A New Charge: Murder of a Culture

    I am in mourning for the people of my home state of Louisiana. Although I grew up in the northern part of the state, populated mostly by folks who moved west from Georgia and Louisiana, I have some roots in the south.
    And I have developed a love for the generous, warm spirited people who make up the broad swathe of South Louisiana that is called Cajun Country.    I like the strong sense of family. I like to sit in a café and watch people enjoying themselves and each other. Grandfather and grandmother, mother and father, and the kids, treating their meal as a celebration and not a refueling stop, getting up to dance to music that makes it hard to keep your feet still.
    I like the fact that people are not too busy to stop and visit. The clock is not their master.
    I like the slow movement of the bayou and the sunlight filtered through Spanish moss. And I like the marshes, where a single tree stands out like a beacon.    And I don’t even have to talk about the food.

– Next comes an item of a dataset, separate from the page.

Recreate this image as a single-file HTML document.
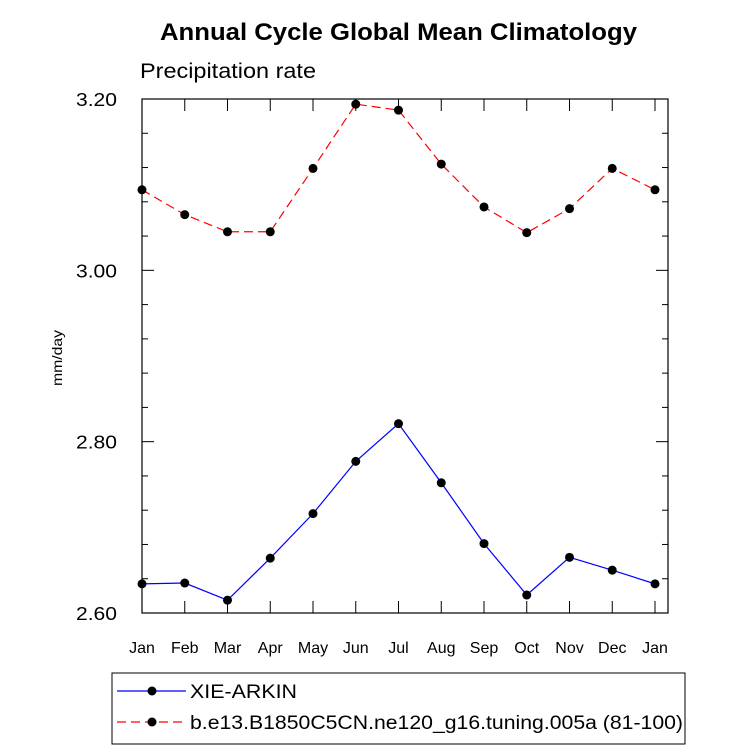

    The Cajun culture has had an endangered existence. Years ago there were efforts to stamp out the French spoken in so many homes, much as there was an attempt to do away with the native languages of American Indians.  &nbspFortunately, reason finally prevailed.
    Then came the oil industry.
    It brought jobs and some prosperity to what had been to largely subsistence economy. At the same time, it began slowly killing the place that is home to that unique culture. Oil exploitation required the cutting of canals, and swamps that had seen only trappers and fishermen became hosts for barges and drilling platforms.
    The canals changed water flows and accelerated the loss of coastline.
    Now the BP disaster.
    It is like going from slowly poisoning a victim to garroting him.
    I am not sure that most people understand the magnitude of the disaster that is unfolding.
    It is one that will affect all of us for years to come.
    But in South Louisiana, a unique way of life is dying.
    If there is any justice – and I have very little confidence that there is – criminal charges will come out of this disaster.
    I would like to add one: Murder of a culture.